WRITTEN REQUEST> Your task is to reproduce, verbatim and without pictures, the lines from the opening of the listing through the line containing "80.46, step: 0.01".

********

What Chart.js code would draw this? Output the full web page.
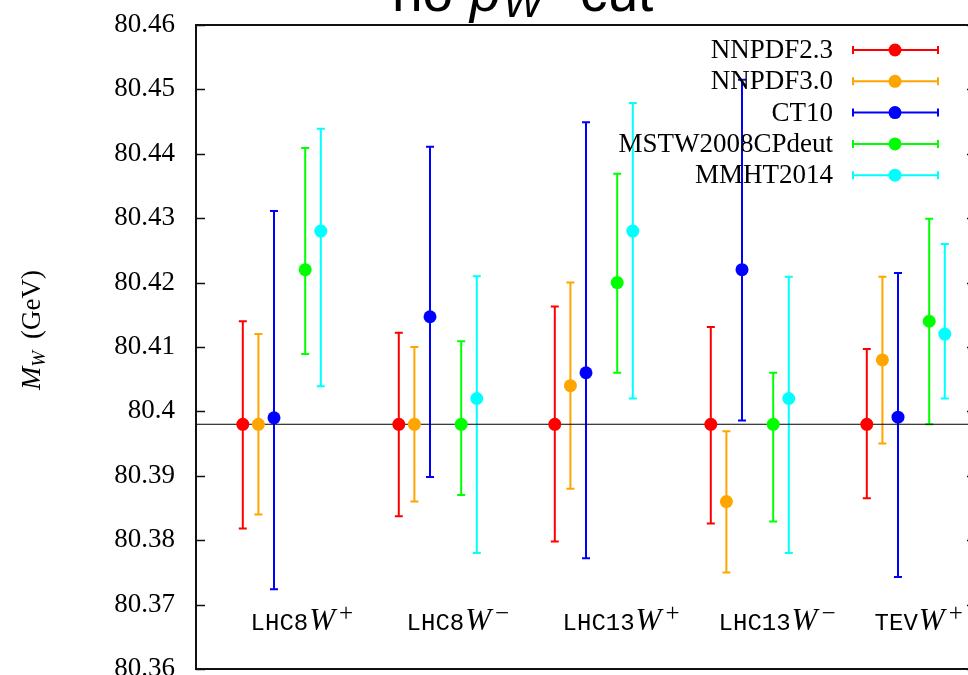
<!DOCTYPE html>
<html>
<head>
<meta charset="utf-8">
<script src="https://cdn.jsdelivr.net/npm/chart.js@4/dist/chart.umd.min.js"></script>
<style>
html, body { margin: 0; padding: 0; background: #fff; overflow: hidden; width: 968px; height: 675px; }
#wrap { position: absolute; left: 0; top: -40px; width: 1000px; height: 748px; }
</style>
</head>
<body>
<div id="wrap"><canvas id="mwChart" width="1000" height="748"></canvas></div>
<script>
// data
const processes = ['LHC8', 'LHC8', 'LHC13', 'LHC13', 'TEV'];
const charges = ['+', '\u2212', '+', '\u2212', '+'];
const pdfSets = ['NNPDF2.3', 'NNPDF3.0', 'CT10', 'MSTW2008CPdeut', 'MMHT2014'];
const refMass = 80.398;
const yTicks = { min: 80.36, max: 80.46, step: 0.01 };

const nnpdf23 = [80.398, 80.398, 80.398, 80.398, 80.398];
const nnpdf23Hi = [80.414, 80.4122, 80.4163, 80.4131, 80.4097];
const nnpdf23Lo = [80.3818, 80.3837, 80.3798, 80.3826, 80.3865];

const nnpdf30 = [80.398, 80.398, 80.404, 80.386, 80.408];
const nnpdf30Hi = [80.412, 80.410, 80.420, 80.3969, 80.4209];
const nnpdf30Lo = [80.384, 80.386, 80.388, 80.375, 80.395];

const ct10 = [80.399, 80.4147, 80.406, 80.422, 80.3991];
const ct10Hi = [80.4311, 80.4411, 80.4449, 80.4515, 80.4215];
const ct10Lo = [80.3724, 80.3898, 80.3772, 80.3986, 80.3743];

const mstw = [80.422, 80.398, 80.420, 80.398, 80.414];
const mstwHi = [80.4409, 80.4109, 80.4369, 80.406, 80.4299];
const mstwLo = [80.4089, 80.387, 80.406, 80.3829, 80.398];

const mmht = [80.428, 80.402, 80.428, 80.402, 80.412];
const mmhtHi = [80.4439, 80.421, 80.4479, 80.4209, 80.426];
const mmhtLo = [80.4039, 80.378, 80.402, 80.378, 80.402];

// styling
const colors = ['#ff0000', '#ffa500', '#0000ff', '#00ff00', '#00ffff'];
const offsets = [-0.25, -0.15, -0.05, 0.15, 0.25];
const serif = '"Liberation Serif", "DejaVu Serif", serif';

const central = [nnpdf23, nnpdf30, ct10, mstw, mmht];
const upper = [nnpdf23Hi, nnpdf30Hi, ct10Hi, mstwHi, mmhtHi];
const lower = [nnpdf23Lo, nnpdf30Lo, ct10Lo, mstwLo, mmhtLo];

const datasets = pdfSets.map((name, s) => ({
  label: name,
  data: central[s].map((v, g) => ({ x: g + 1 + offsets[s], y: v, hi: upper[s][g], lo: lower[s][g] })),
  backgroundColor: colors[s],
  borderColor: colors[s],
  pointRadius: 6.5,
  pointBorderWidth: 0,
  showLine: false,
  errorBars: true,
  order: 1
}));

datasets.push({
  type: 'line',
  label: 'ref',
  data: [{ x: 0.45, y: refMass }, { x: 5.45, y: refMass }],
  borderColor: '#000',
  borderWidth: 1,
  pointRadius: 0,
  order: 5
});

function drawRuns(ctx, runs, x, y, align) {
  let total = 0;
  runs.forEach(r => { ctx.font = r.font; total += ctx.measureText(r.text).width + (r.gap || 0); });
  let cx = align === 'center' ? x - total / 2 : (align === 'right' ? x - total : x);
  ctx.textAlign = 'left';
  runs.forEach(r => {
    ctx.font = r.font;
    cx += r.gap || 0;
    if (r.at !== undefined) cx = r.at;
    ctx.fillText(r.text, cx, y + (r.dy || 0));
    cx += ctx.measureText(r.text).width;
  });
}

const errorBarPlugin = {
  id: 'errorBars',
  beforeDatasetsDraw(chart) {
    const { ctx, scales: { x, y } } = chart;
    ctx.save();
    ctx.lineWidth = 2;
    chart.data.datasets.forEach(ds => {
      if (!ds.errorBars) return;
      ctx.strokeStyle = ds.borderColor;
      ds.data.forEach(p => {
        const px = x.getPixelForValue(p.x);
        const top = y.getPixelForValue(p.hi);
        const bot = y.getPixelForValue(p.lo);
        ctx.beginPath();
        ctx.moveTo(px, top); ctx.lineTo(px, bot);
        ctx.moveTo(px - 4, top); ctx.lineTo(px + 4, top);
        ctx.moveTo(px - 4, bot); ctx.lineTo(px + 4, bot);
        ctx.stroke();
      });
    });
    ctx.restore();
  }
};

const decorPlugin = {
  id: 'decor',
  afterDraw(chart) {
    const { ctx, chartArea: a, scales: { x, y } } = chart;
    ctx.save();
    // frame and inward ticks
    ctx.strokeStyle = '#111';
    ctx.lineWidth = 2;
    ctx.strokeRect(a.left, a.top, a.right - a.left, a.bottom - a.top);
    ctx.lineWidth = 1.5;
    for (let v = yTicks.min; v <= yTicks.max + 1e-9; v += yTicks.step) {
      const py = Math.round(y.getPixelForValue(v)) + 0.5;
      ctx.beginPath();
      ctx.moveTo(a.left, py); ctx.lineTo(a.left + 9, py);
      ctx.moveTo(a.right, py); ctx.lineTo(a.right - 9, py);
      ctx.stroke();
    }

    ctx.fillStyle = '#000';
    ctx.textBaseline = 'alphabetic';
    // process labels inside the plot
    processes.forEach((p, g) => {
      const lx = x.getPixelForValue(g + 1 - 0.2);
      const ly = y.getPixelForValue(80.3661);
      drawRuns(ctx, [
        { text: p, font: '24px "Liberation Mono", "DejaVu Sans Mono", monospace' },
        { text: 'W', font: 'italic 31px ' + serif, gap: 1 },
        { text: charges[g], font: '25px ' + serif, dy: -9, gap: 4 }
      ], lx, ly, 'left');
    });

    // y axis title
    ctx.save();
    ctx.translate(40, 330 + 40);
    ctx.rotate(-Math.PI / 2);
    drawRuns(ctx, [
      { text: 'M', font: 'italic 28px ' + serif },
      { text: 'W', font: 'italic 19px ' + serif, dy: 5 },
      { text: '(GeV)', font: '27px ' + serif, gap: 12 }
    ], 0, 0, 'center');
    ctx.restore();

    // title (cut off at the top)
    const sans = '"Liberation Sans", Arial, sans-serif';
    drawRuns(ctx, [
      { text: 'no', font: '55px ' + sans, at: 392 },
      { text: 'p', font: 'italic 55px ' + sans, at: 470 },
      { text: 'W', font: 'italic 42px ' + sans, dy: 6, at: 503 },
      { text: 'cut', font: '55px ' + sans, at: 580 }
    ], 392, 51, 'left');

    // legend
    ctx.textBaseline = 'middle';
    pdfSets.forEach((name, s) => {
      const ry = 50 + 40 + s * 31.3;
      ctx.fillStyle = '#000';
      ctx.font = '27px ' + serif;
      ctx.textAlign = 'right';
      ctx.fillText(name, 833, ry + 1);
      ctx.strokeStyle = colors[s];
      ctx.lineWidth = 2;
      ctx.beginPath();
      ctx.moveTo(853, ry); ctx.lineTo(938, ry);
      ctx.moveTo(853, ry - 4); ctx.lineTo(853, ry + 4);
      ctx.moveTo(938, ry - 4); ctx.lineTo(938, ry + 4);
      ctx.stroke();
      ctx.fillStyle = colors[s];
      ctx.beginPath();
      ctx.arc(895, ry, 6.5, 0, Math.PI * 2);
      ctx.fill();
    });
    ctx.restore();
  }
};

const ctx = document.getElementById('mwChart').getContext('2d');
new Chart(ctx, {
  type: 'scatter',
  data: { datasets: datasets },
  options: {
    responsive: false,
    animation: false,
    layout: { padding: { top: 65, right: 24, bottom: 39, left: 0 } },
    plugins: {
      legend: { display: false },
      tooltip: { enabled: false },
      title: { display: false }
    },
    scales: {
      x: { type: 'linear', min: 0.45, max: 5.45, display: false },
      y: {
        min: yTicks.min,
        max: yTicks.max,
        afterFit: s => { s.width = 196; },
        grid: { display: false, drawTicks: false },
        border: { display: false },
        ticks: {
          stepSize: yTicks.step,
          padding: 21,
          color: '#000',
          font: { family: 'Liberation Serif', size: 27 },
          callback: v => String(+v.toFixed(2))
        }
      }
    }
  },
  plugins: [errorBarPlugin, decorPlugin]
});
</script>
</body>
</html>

********

RESPONSE TO THIS EXERCISE>
What Chart.js code would draw this? Output the full web page.
<!DOCTYPE html>
<html>
<head>
<meta charset="utf-8">
<script src="https://cdn.jsdelivr.net/npm/chart.js@4/dist/chart.umd.min.js"></script>
<style>
html, body { margin: 0; padding: 0; background: #fff; overflow: hidden; width: 968px; height: 675px; }
#wrap { position: absolute; left: 0; top: -40px; width: 1000px; height: 748px; }
</style>
</head>
<body>
<div id="wrap"><canvas id="mwChart" width="1000" height="748"></canvas></div>
<script>
// data
const processes = ['LHC8', 'LHC8', 'LHC13', 'LHC13', 'TEV'];
const charges = ['+', '\u2212', '+', '\u2212', '+'];
const pdfSets = ['NNPDF2.3', 'NNPDF3.0', 'CT10', 'MSTW2008CPdeut', 'MMHT2014'];
const refMass = 80.398;
const yTicks = { min: 80.36, max: 80.46, step: 0.01 };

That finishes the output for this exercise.